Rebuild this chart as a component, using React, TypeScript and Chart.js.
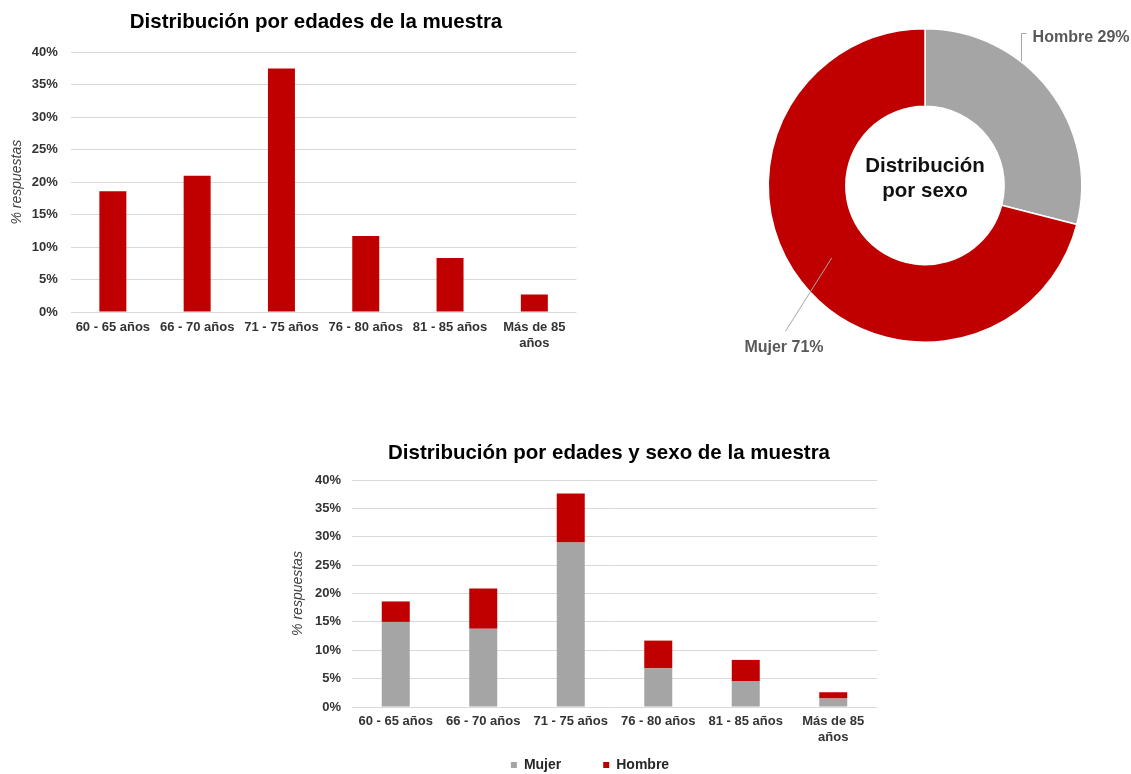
import React, { useEffect, useRef } from 'react';
import { Chart, registerables } from 'chart.js';

Chart.register(...registerables);

// ---------- data ----------
const ageLabels: (string | string[])[] = [
  '60 - 65 años',
  '66 - 70 años',
  '71 - 75 años',
  '76 - 80 años',
  '81 - 85 años',
  ['Más de 85', 'años'],
];
const ageShare = [18.6, 21.0, 37.5, 11.7, 8.3, 2.7];
const mujerShare = [15.0, 13.8, 29.0, 6.8, 4.5, 1.5];
const hombreShare = [3.6, 7.1, 8.6, 4.9, 3.8, 1.1];
const sexLabels = ['Hombre', 'Mujer'];
const sexShare = [29, 71];
const centerTitle = ['Distribución', 'por sexo'];
const yMax = 40;
const yStep = 5;

const titleAges = 'Distribución por edades de la muestra';
const titleAgesSex = 'Distribución por edades y sexo de la muestra';
const yTitle = '% respuestas';

// ---------- styles ----------
const FONT = '"Liberation Sans", Arial, Helvetica, sans-serif';
const RED = '#c00000';
const GRAY = '#a5a5a5';
const GRID = '#d9d9d9';
const TICK = '#333333';

function yScale(width: number, titlePad: number, tickPad: number) {
  return {
    type: 'linear',
    min: 0,
    max: yMax,
    ticks: {
      stepSize: yStep,
      callback: (v: any) => v + '%',
      color: TICK,
      font: { family: FONT, size: 13, weight: 'bold' },
      padding: tickPad,
    },
    grid: { color: GRID, lineWidth: 1, drawTicks: false },
    border: { display: false },
    title: {
      display: true,
      text: yTitle,
      color: '#404040',
      font: { family: FONT, size: 14, style: 'italic' },
      padding: { top: titlePad, bottom: 0 },
    },
    afterFit: (s: any) => {
      s.width = width;
    },
  };
}

function dummyRight(width: number) {
  return {
    type: 'linear',
    position: 'right',
    display: true,
    grid: { display: false, drawTicks: false },
    ticks: { display: false },
    border: { display: false },
    afterFit: (s: any) => {
      s.width = width;
    },
  };
}

function xScale(height: number, pad: number, stacked: boolean) {
  return {
    stacked,
    grid: { display: false, drawTicks: false },
    border: { display: false },
    ticks: {
      color: TICK,
      font: { family: FONT, size: 13, weight: 'bold', lineHeight: 1.2 },
      padding: pad,
      maxRotation: 0,
      autoSkip: false,
    },
    afterFit: (s: any) => {
      s.height = height;
    },
  };
}

// moves the legend so that it sits where the reference has it
const legendShift = {
  id: 'legendShift',
  afterLayout(chart: any) {
    const lg = chart.legend;
    if (lg) {
      lg.left -= 19;
      lg.right -= 19;
      lg.top -= 31;
      lg.bottom -= 31;
    }
  },
};

const doughnutLabels = {
  id: 'doughnutLabels',
  afterDraw(chart: any) {
    const ctx = chart.ctx as CanvasRenderingContext2D;
    const arcs = chart.getDatasetMeta(0).data as any[];
    if (!arcs.length) return;
    const a0 = arcs[0];
    const cx = a0.x;
    const cy = a0.y;
    const R = a0.outerRadius;
    const r = a0.innerRadius;
    ctx.save();
    // center title
    ctx.fillStyle = '#111111';
    ctx.font = `bold 20.5px ${FONT}`;
    ctx.textAlign = 'center';
    ctx.textBaseline = 'alphabetic';
    centerTitle.forEach((line, i) => ctx.fillText(line, cx, cy - 13.5 + i * 24.7));

    ctx.strokeStyle = '#a6a6a6';
    ctx.lineWidth = 1;
    ctx.fillStyle = '#595959';
    ctx.font = `bold 16px ${FONT}`;

    // Hombre (first slice)
    const h = arcs[0];
    const th = h.startAngle + 0.36 * (h.endAngle - h.startAngle);
    const ax = cx + R * Math.cos(th);
    const ay = cy + R * Math.sin(th);
    const ey = cy - R * 0.975;
    ctx.beginPath();
    ctx.moveTo(Math.round(ax) + 0.5, ay);
    ctx.lineTo(Math.round(ax) + 0.5, Math.round(ey) + 0.5);
    ctx.lineTo(Math.round(ax) + 5.5, Math.round(ey) + 0.5);
    ctx.stroke();
    ctx.textAlign = 'left';
    ctx.fillText(`${sexLabels[0]} ${sexShare[0]}%`, ax + 12, ey + 9);

    // Mujer (second slice)
    const m = arcs[1];
    const tm = (m.startAngle + m.endAngle) / 2;
    const rm = (R + r) / 2;
    const mx = cx + rm * Math.cos(tm);
    const my = cy + rm * Math.sin(tm);
    const ex = cx - 0.89 * R;
    const ey2 = cy + 0.93 * R;
    ctx.beginPath();
    ctx.moveTo(mx, my);
    ctx.lineTo(ex, ey2);
    ctx.stroke();
    ctx.textAlign = 'center';
    ctx.fillText(`${sexLabels[1]} ${sexShare[1]}%`, ex - 1.5, ey2 + 21);
    ctx.restore();
  },
};

// ---------- chart configs ----------
function ageConfig(): any {
  return {
    type: 'bar',
    data: {
      labels: ageLabels,
      datasets: [
        {
          data: ageShare,
          backgroundColor: RED,
          barPercentage: 0.32,
          categoryPercentage: 1,
          xAxisID: 'x',
          yAxisID: 'y',
        },
      ],
    },
    options: {
      responsive: false,
      animation: false,
      devicePixelRatio: 1,
      layout: { padding: 0 },
      plugins: {
        legend: { display: false },
        tooltip: { enabled: false },
        title: {
          display: true,
          text: titleAges,
          color: '#000000',
          font: { family: FONT, size: 20.5, weight: 'bold', lineHeight: 1.2 },
          padding: { top: 10.2, bottom: 17.5 },
        },
      },
      scales: {
        x: xScale(48, 8, false),
        y: yScale(70.7, 8.5, 13),
        yR: dummyRight(55.5),
      },
    },
  };
}

function sexConfig(): any {
  return {
    type: 'doughnut',
    data: {
      labels: sexLabels,
      datasets: [
        {
          data: sexShare,
          backgroundColor: [GRAY, RED],
          borderColor: '#ffffff',
          borderWidth: 1.5,
          hoverOffset: 0,
        },
      ],
    },
    options: {
      responsive: false,
      animation: false,
      devicePixelRatio: 1,
      cutout: '50.5%',
      layout: { padding: { left: 67.5, right: 48.5, top: 28, bottom: 29 } },
      plugins: {
        legend: { display: false },
        tooltip: { enabled: false },
      },
    },
    plugins: [doughnutLabels],
  };
}

function ageSexConfig(): any {
  return {
    type: 'bar',
    data: {
      labels: ageLabels,
      datasets: [
        {
          label: 'Mujer',
          data: mujerShare,
          backgroundColor: GRAY,
          barPercentage: 0.32,
          categoryPercentage: 1,
          xAxisID: 'x',
          yAxisID: 'y',
        },
        {
          label: 'Hombre',
          data: hombreShare,
          backgroundColor: RED,
          barPercentage: 0.32,
          categoryPercentage: 1,
          xAxisID: 'x',
          yAxisID: 'y',
        },
      ],
    },
    options: {
      responsive: false,
      animation: false,
      devicePixelRatio: 1,
      layout: { padding: 0 },
      plugins: {
        tooltip: { enabled: false },
        title: {
          display: true,
          text: titleAgesSex,
          color: '#000000',
          font: { family: FONT, size: 20.5, weight: 'bold', lineHeight: 1.2 },
          padding: { top: 10.7, bottom: 14.7 },
        },
        legend: {
          display: true,
          position: 'bottom',
          labels: {
            boxWidth: 6,
            boxHeight: 6,
            padding: 42,
            color: '#262626',
            font: { family: FONT, size: 14, weight: 'bold' },
          },
        },
      },
      scales: {
        x: xScale(40, 7, true),
        y: { ...yScale(72, 9.5, 11), stacked: true },
        yR: dummyRight(61),
      },
    },
    plugins: [legendShift],
  };
}

// ---------- components ----------
function ChartBox(props: { left: number; top: number; width: number; height: number; build: () => any }) {
  const { left, top, width, height, build } = props;
  const ref = useRef<HTMLCanvasElement>(null);
  useEffect(() => {
    if (!ref.current) return;
    const chart = new Chart(ref.current, build());
    return () => chart.destroy();
  }, []);
  return (
    <div style={{ position: 'absolute', left, top, width, height }}>
      <canvas ref={ref} width={width} height={height} style={{ display: 'block', width, height }} />
    </div>
  );
}

export default function App() {
  return (
    <div
      style={{
        position: 'fixed',
        left: 0,
        top: 0,
        width: 1131,
        height: 774,
        overflow: 'hidden',
        background: '#ffffff',
      }}
    >
      <ChartBox left={0} top={0} width={632} height={360} build={ageConfig} />
      <ChartBox left={700} top={0} width={431} height={372} build={sexConfig} />
      <ChartBox left={280} top={430} width={658} height={383} build={ageSexConfig} />
    </div>
  );
}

**WHAT YOU WILL DO:**
From the top of the listing above, repeat each line exactly until you reach the line containing "Chart.register(...registerables);", and repeat that one too. Leave the pictures out.

**RESPONSE TO THIS EXERCISE:**
Rebuild this chart as a component, using React, TypeScript and Chart.js.
import React, { useEffect, useRef } from 'react';
import { Chart, registerables } from 'chart.js';

Chart.register(...registerables);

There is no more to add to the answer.